§ **Stated goal**: Exclude the pictures and reproduce the remaining data exactly as written.

***** Given information *****

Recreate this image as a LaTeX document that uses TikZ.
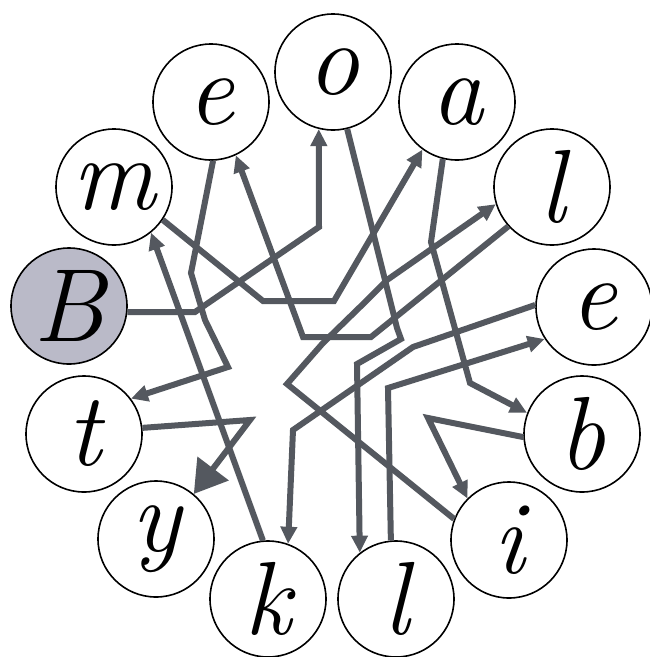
\documentclass[tikz,border=0pt]{standalone}
\usepackage{fontspec}
\usetikzlibrary{arrows.meta}
\definecolor{lineg}{RGB}{84,88,95}
\definecolor{bfill}{RGB}{186,186,200}
\begin{document}
\begin{tikzpicture}[x=1pt,y=-1pt,
  letter/.style={circle, draw=black, line width=1.6pt, fill=white, minimum size=116pt, inner sep=0pt,
    font=\fontsize{104}{104}\selectfont\itshape},
  mazeline/.style={draw=lineg, line width=6pt, line join=miter, -{Triangle[length=17pt,width=16pt]}},
  bigtip/.style={-{Triangle[length=32pt,width=38pt]}}]
\fill[white] (0,0) rectangle (650,657);
\useasboundingbox (0,0) rectangle (650,657);
% circles
\node[letter, fill=bfill] (B) at (69,306) {B};
\node[letter] (m) at (114,187) {m};
\node[letter] (e1) at (211,102) {e};
\node[letter] (o) at (333,72) {o};
\node[letter] (a) at (457,102) {a};
\node[letter] (l1) at (552,187) {l};
\node[letter] (e2) at (594,307) {e};
\node[letter] (b) at (582,434) {b};
\node[letter] (i) at (509,540) {i};
\node[letter] (l2) at (396,599) {l};
\node[letter] (k) at (268,599) {k};
\node[letter] (y) at (156,539) {y};
\node[letter] (t) at (84,434) {t};
% maze lines: B o l e k m a b i l e t y
\draw[mazeline] (B.-6) -- (195,312) -- (319,227) -- (o.-104);
\draw[mazeline] (o.-76) -- (397,328) -- (401,339) -- (357,364) -- (l2.128);
\draw[mazeline] (l2.95) -- (388,388) -- (e2.-147);
\draw[mazeline] (e2.178) -- (413,347) -- (293,430) -- (k.70);
\draw[mazeline] (k.95) -- (m.-51);
\draw[mazeline] (m.-34) -- (263,301) -- (334,301) -- (a.-126);
\draw[mazeline] (a.-104) -- (431,242) -- (470,383) -- (b.159);
\draw[mazeline] (b.183) -- (428,418) -- (i.135);
\draw[mazeline] (i.159) -- (287,384) -- (323,343) -- (360,307) -- (387,280) -- (l1.-163);
\draw[mazeline] (l1.-138) -- (371,337) -- (303,337) -- (e1.-65);
\draw[mazeline] (e1.-88) -- (191,273) -- (205,320) -- (228,367) -- (t.37);
\draw[mazeline, bigtip] (t.6) -- (250,420) -- (y.50);
\end{tikzpicture}
\end{document}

*****

§ **Worked solution**:
Recreate this image as a LaTeX document that uses TikZ.
\documentclass[tikz,border=0pt]{standalone}
\usepackage{fontspec}
\usetikzlibrary{arrows.meta}
\definecolor{lineg}{RGB}{84,88,95}
\definecolor{bfill}{RGB}{186,186,200}
\begin{document}
\begin{tikzpicture}[x=1pt,y=-1pt,
  letter/.style={circle, draw=black, line width=1.6pt, fill=white, minimum size=116pt, inner sep=0pt,
    font=\fontsize{104}{104}\selectfont\itshape},
  mazeline/.style={draw=lineg, line width=6pt, line join=miter, -{Triangle[length=17pt,width=16pt]}},
  bigtip/.style={-{Triangle[length=32pt,width=38pt]}}]
\fill[white] (0,0) rectangle (650,657);
\useasboundingbox (0,0) rectangle (650,657);
% circles
\node[letter, fill=bfill] (B) at (69,306) {B};
\node[letter] (m) at (114,187) {m};
\node[letter] (e1) at (211,102) {e};
\node[letter] (o) at (333,72) {o};
\node[letter] (a) at (457,102) {a};
\node[letter] (l1) at (552,187) {l};
\node[letter] (e2) at (594,307) {e};
\node[letter] (b) at (582,434) {b};
\node[letter] (i) at (509,540) {i};
\node[letter] (l2) at (396,599) {l};
\node[letter] (k) at (268,599) {k};
\node[letter] (y) at (156,539) {y};
\node[letter] (t) at (84,434) {t};
% maze lines: B o l e k m a b i l e t y
\draw[mazeline] (B.-6) -- (195,312) -- (319,227) -- (o.-104);
\draw[mazeline] (o.-76) -- (397,328) -- (401,339) -- (357,364) -- (l2.128);
\draw[mazeline] (l2.95) -- (388,388) -- (e2.-147);
\draw[mazeline] (e2.178) -- (413,347) -- (293,430) -- (k.70);
\draw[mazeline] (k.95) -- (m.-51);
\draw[mazeline] (m.-34) -- (263,301) -- (334,301) -- (a.-126);
\draw[mazeline] (a.-104) -- (431,242) -- (470,383) -- (b.159);
\draw[mazeline] (b.183) -- (428,418) -- (i.135);
\draw[mazeline] (i.159) -- (287,384) -- (323,343) -- (360,307) -- (387,280) -- (l1.-163);
\draw[mazeline] (l1.-138) -- (371,337) -- (303,337) -- (e1.-65);
\draw[mazeline] (e1.-88) -- (191,273) -- (205,320) -- (228,367) -- (t.37);
\draw[mazeline, bigtip] (t.6) -- (250,420) -- (y.50);
\end{tikzpicture}
\end{document}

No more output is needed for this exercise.